■ PROBLEM TO WORK ON
Copy exactly the lines from the start of the material through the line with "(scl) at (375,242)". Pictures stay out of the copy.

■ DATASET CONTENT
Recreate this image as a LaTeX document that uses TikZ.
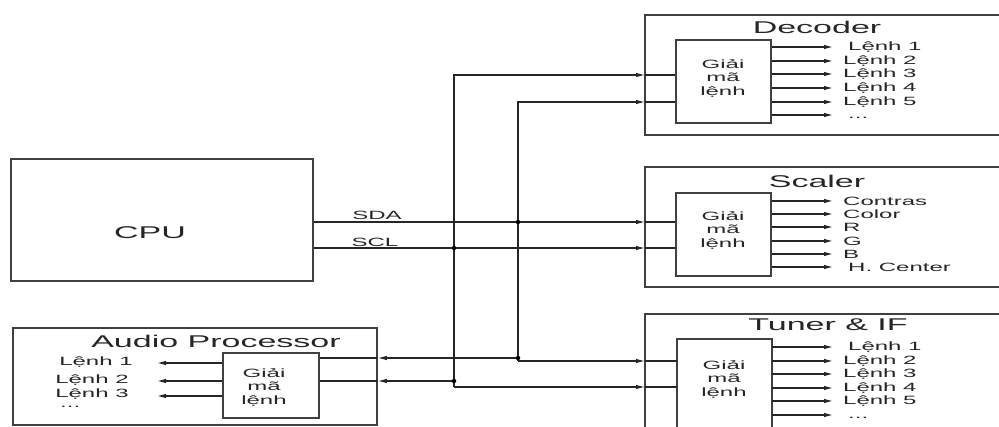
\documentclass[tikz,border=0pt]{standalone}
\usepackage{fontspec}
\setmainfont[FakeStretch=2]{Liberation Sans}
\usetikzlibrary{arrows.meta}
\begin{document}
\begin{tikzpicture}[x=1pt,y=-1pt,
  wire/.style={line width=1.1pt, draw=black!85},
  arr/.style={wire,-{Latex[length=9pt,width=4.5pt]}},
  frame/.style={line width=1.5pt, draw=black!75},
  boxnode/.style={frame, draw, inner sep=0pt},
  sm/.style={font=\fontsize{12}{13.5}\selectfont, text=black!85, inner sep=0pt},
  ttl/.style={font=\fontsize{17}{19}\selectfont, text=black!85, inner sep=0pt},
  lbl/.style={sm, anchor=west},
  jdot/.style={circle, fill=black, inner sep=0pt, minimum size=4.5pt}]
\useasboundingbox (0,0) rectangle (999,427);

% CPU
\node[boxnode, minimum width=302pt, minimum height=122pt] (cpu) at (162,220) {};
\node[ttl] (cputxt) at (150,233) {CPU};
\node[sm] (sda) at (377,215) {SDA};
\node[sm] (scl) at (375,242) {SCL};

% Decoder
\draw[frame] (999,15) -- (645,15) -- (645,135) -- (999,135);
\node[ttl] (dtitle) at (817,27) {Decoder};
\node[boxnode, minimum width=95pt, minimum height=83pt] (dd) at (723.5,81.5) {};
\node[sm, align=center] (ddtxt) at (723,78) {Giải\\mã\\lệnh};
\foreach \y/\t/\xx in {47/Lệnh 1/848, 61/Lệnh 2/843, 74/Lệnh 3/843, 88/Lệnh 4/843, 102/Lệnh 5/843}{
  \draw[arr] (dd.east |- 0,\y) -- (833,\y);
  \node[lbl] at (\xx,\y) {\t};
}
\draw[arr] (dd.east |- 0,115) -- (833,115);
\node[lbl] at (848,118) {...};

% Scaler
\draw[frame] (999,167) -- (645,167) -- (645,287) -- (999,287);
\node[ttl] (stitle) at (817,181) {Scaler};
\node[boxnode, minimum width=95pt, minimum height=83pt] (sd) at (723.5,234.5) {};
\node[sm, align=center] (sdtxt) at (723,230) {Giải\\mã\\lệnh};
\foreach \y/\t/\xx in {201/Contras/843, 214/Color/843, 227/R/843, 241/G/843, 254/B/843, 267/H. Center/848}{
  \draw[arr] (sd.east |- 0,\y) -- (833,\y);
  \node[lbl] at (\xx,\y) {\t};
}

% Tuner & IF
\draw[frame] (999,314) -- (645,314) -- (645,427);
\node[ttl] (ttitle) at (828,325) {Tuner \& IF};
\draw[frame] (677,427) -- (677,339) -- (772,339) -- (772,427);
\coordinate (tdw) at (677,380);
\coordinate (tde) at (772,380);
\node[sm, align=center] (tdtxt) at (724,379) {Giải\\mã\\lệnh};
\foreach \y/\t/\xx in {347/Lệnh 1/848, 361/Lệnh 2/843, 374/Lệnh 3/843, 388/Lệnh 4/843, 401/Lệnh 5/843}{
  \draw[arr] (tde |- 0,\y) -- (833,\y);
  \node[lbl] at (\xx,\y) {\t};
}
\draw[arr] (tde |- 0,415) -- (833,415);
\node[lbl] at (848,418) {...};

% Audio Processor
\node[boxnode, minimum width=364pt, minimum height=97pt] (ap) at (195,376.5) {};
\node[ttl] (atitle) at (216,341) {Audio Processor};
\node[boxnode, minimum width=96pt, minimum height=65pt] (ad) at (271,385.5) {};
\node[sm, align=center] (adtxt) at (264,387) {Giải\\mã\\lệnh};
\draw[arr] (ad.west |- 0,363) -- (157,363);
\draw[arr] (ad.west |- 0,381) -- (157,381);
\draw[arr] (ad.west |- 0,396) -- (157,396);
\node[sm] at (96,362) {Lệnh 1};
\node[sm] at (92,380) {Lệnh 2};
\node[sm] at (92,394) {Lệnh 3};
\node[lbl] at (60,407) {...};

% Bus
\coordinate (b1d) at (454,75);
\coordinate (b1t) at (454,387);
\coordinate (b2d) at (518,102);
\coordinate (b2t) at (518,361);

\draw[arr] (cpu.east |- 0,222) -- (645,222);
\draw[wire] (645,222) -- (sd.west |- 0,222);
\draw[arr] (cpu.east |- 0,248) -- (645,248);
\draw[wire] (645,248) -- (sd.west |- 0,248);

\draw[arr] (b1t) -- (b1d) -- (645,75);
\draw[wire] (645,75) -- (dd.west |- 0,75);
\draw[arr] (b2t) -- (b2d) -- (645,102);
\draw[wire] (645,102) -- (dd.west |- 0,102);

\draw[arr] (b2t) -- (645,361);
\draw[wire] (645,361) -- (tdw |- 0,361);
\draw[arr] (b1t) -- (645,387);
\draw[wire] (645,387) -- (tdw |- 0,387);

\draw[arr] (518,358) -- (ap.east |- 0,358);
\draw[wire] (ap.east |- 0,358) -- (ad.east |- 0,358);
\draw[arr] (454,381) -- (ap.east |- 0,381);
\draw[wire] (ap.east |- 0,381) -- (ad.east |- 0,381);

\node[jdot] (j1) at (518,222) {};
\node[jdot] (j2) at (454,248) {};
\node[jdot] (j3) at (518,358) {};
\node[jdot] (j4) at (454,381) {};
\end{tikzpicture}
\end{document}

■ SOLUTION FOR THIS PROBLEM
Recreate this image as a LaTeX document that uses TikZ.
\documentclass[tikz,border=0pt]{standalone}
\usepackage{fontspec}
\setmainfont[FakeStretch=2]{Liberation Sans}
\usetikzlibrary{arrows.meta}
\begin{document}
\begin{tikzpicture}[x=1pt,y=-1pt,
  wire/.style={line width=1.1pt, draw=black!85},
  arr/.style={wire,-{Latex[length=9pt,width=4.5pt]}},
  frame/.style={line width=1.5pt, draw=black!75},
  boxnode/.style={frame, draw, inner sep=0pt},
  sm/.style={font=\fontsize{12}{13.5}\selectfont, text=black!85, inner sep=0pt},
  ttl/.style={font=\fontsize{17}{19}\selectfont, text=black!85, inner sep=0pt},
  lbl/.style={sm, anchor=west},
  jdot/.style={circle, fill=black, inner sep=0pt, minimum size=4.5pt}]
\useasboundingbox (0,0) rectangle (999,427);

% CPU
\node[boxnode, minimum width=302pt, minimum height=122pt] (cpu) at (162,220) {};
\node[ttl] (cputxt) at (150,233) {CPU};
\node[sm] (sda) at (377,215) {SDA};
\node[sm] (scl) at (375,242) {SCL};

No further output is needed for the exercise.